De Franse regisseur Xavier Beauvois (Des hommes et des dieux) toont de Groote Oorlog in de achterblijvers: de moeders, echtgenotes en zussen die beletten dat het boerenleven stilviel toen de mannen naar het front trokken.
Les gardiennes ontvouwt zich als een ingetogen, landelijke kroniek op het ritme van de seizoenen. De naturalistische fotografie van Beauvois’ vaste cameravrouw Caroline Champetier (Holy motors) is sober en onderlijnt bovenal een reeks ijzersterke vertolkingen.

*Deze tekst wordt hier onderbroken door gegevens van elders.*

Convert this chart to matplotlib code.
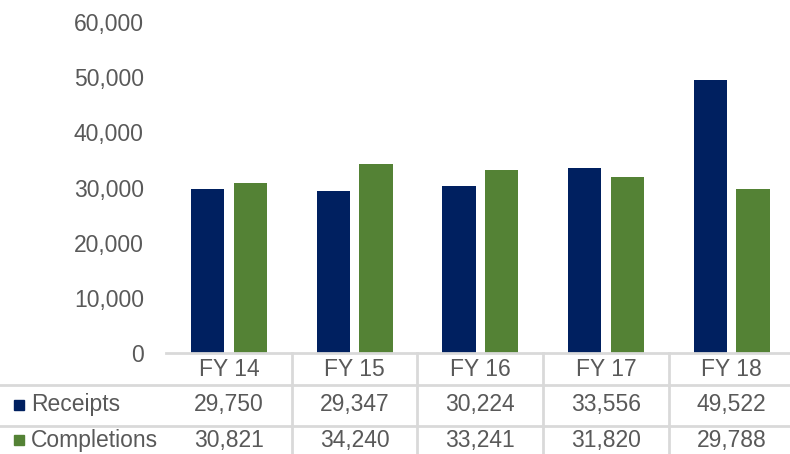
import matplotlib.pyplot as plt
from matplotlib.lines import Line2D
import numpy as np

years = ['FY 14', 'FY 15', 'FY 16', 'FY 17', 'FY 18']
receipts = [29750, 29347, 30224, 33556, 49522]
completions = [30821, 34240, 33241, 31820, 29788]

navy = '#002060'
green = '#548235'
grey_txt = '#595959'
line_c = '#d9d9d9'

plt.rcParams['font.family'] = ['Liberation Sans', 'DejaVu Sans']

W, H = 790, 454
fig = plt.figure(figsize=(W / 100, H / 100), dpi=100)
left, right, top, bottom = 166, 794.5, 22, 353
ax = fig.add_axes([left / W, 1 - bottom / H, (right - left) / W, (bottom - top) / H])

x = np.arange(len(years))
bw = 0.265
ax.bar(x - 0.17, receipts, bw, color=navy)
ax.bar(x + 0.17, completions, bw, color=green)

ax.set_xlim(-0.5, 4.5)
ax.set_ylim(0, 60000)
ax.set_yticks(range(0, 60001, 10000))
ax.set_yticklabels([f'{v:,}' for v in range(0, 60001, 10000)])
ax.tick_params(axis='y', length=0, pad=16, labelsize=16.5, labelcolor=grey_txt)
ax.set_xticks([])
for s in ['top', 'right', 'left']:
    ax.spines[s].set_visible(False)
ax.spines['bottom'].set_color(line_c)
ax.spines['bottom'].set_linewidth(2)

# data table below the axis
ph = bottom - top
def yf(py):
    return (bottom - py) / ph

tr = ax.get_xaxis_transform()
for i, yr in enumerate(years):
    ax.text(i, yf(370), yr, transform=tr, ha='center', va='center',
            fontsize=16.5, color=grey_txt, clip_on=False)
    ax.text(i, yf(405), f'{receipts[i]:,}', transform=tr, ha='center', va='center',
            fontsize=16.5, color=grey_txt, clip_on=False)
    ax.text(i, yf(440), f'{completions[i]:,}', transform=tr, ha='center', va='center',
            fontsize=16.5, color=grey_txt, clip_on=False)

for b in np.arange(0.5, 4.5, 1.0):
    ax.plot([b, b], [0, yf(460)], transform=tr, color=line_c, lw=2, clip_on=False)

for py in [385, 426]:
    fig.add_artist(Line2D([0, 1], [1 - py / H, 1 - py / H], color=line_c, lw=2))

# legend keys
for py, lab, c in [(405, 'Receipts', navy), (440, 'Completions', green)]:
    fig.add_artist(plt.Rectangle((14 / W, 1 - (py + 5) / H), 10 / W, 10 / H,
                                 color=c, transform=fig.transFigure))
    fig.text(31 / W, 1 - py / H, lab, ha='left', va='center', fontsize=16.5, color=grey_txt)

fig.savefig('out.png', dpi=100)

Het jaar is 1915. Op het landgoed van de boerderij Paridier verrichten Hortense Sandrail (Nathalie Baye), de matriarch met dienst, en haar (schoon)dochters taken die potige kerels minder moeite zouden kosten. Ploegen gaat met vallen en opstaan – letterlijk. In de ingehuurde Francine Riant (Iris Bry) vinden ze versterking.
Tussentijds vangt Hortense haar zoons op, die als naargeestige mannen terugkeren van het front. ‘De moffen zijn geen monsters, maar mensen zoals wij: onderwijzers en boeren.’
Geëmancipeerde vrouw
De Franse schrijver Ernest Pérochon was zijn tijd ver vooruit toen hij zich in 1924 in zijn gelijknamige roman de besognes aantrok van de geëmancipeerde vrouw in oorlogstijd. Bitter stelde hij vast: haar wachtte na afloop opnieuw een tweederangsrol.
Met veelzeggende stiltes en blikken die boekdelen spreken, eist Nathalie Baye de aandacht van de kijker. Aan haar zijde speelt haar dochter Laura Smet. De ware revelatie is echter de 23-jarige Iris Bry, die in niets te kennen geeft dat dit haar debuutrol is. Onthou die naam.